New Tool May Transform Study of Brain Structure, Function

Researchers have developed a high-tech support system that can keep a large mammalian brain from rapidly decomposing in the hours after death, enabling study of certain molecular and cellular functions. With funding through the BRAIN Initiative, researchers developed a way to deliver an artificial blood supply to the isolated postmortem brain of a pig, preventing the degradation that would otherwise destroy many cellular and molecular functions and render it unsuitable for study. Importantly, although the researchers saw some preservation of flow through blood vessels and energy use, there was no higher level functional activity in the brain circuits. The scientific team, led by Dr. Nenad Sestan of Yale University, reported their findings Apr. 17 in the journal Nature.

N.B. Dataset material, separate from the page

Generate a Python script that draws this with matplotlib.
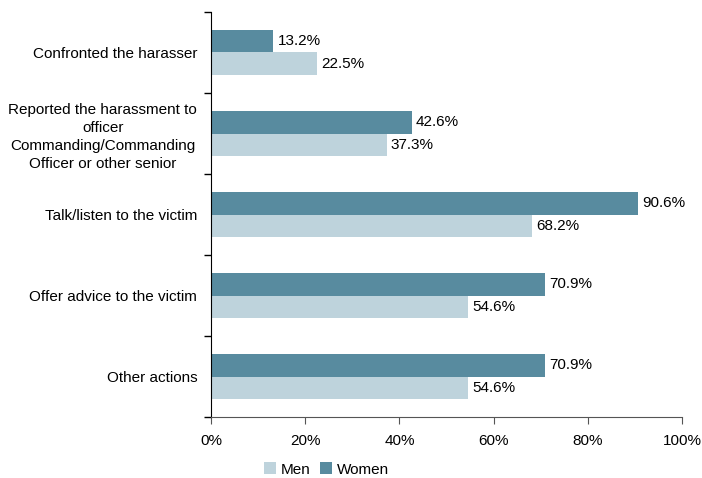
import numpy as np
from matplotlib import pyplot as plt

plt.rcParams['font.family'] = ['Liberation Sans', 'DejaVu Sans']

categories = [
    "Confronted the harasser",
    "Reported the harassment to\nofficer\nCommanding/Commanding\nOfficer or other senior",
    "Talk/listen to the victim",
    "Offer advice to the victim",
    "Other actions",
]
women = [13.2, 42.6, 90.6, 70.9, 70.9]
men = [22.5, 37.3, 68.2, 54.6, 54.6]

c_men = '#bed3dc'
c_women = '#588b9f'

fig = plt.figure(figsize=(7.02, 4.78), dpi=100)
ax = fig.add_axes([0.3006, 0.1276, 0.6709, 0.8473])

y = np.arange(len(categories))
h = 0.28
ax.barh(y + h / 2, men, height=h, color=c_men, label='Men')
ax.barh(y - h / 2, women, height=h, color=c_women, label='Women')

fs = 11
for yi, v in zip(y, women):
    ax.text(v + 0.9, yi - h / 2, f'{v:.1f}%', va='center', ha='left', fontsize=fs)
for yi, v in zip(y, men):
    ax.text(v + 0.9, yi + h / 2, f'{v:.1f}%', va='center', ha='left', fontsize=fs)

ax.set_xlim(0, 100)
ax.set_ylim(len(categories) - 0.5, -0.5)
ax.set_xticks(np.arange(0, 101, 20))
ax.set_xticklabels([f'{t}%' for t in range(0, 101, 20)], fontsize=fs)
ax.set_yticks(y)
ax.set_yticklabels(categories, fontsize=fs, multialignment='center', linespacing=1.35)
ax.set_yticks(np.arange(-0.5, len(categories)), minor=True)
ax.tick_params(axis='y', which='major', length=0, pad=10)
ax.tick_params(axis='y', which='minor', length=5, width=1, color='black')
ax.tick_params(axis='x', length=5, color='#555555', pad=7)

for s in ['top', 'right']:
    ax.spines[s].set_visible(False)
ax.spines['left'].set_color('black')
ax.spines['bottom'].set_color('#555555')

ax.legend(loc='upper center', bbox_to_anchor=(0.245, -0.078), ncol=2, frameon=False,
          fontsize=fs, handlelength=0.8, handleheight=0.8, handletextpad=0.3,
          columnspacing=0.6)

plt.savefig('out.png', dpi=100)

“This line of research could lead to a whole new way of studying the postmortem brain,” said Dr. Andrea Beckel-Mitchener, BRAIN Initiative team lead at NIMH, which co-funded the research. “The new technology opens up opportunities to examine complex cell and circuit connections and functions that are lost when specimens are preserved in other ways. It also could stimulate research to develop interventions that promote brain recovery after loss of brain blood flow, such as during a heart attack.”

Researchers’ ability to study the functional dynamics of an intact, isolated large postmortem brain has been hampered by cell death, clotting of small blood vessels and other toxic processes that degrade the tissue following loss of blood flow and oxygen. Freezing and other preservation methods allow for only static microscopic, biochemical or structural analyses.

To overcome these limitations, Sestan and colleagues created a system called BrainEx (after “ex vivo”), specially designed to attenuate some of the processes responsible for degradation of tissue in postmortem brains. The researchers used brains from a pork processing plant that would have otherwise been discarded. The system involves pumping a solution called BEx perfusate—a proprietary mixture of protective, stabilizing and contrast agents that act as substitutes for blood—into the isolated brain’s main arteries at normal body temperature.

Brains processed with BEx showed reduced cell death, preserved anatomical and cell architecture, restored blood vessel structure and circulatory function, restored glial inflammatory responses, spontaneous neural activity at synapses and active cerebral metabolism, compared to brains perfused with a control solution, which rapidly decomposed. Importantly, there was no global electrical activity that would indicate higher-order functions, such as awareness or perception.

The results suggest that delivering protective agents to the brain through its dense network of blood vessels may hold potential for improving survival and reducing neurological deficits after trauma.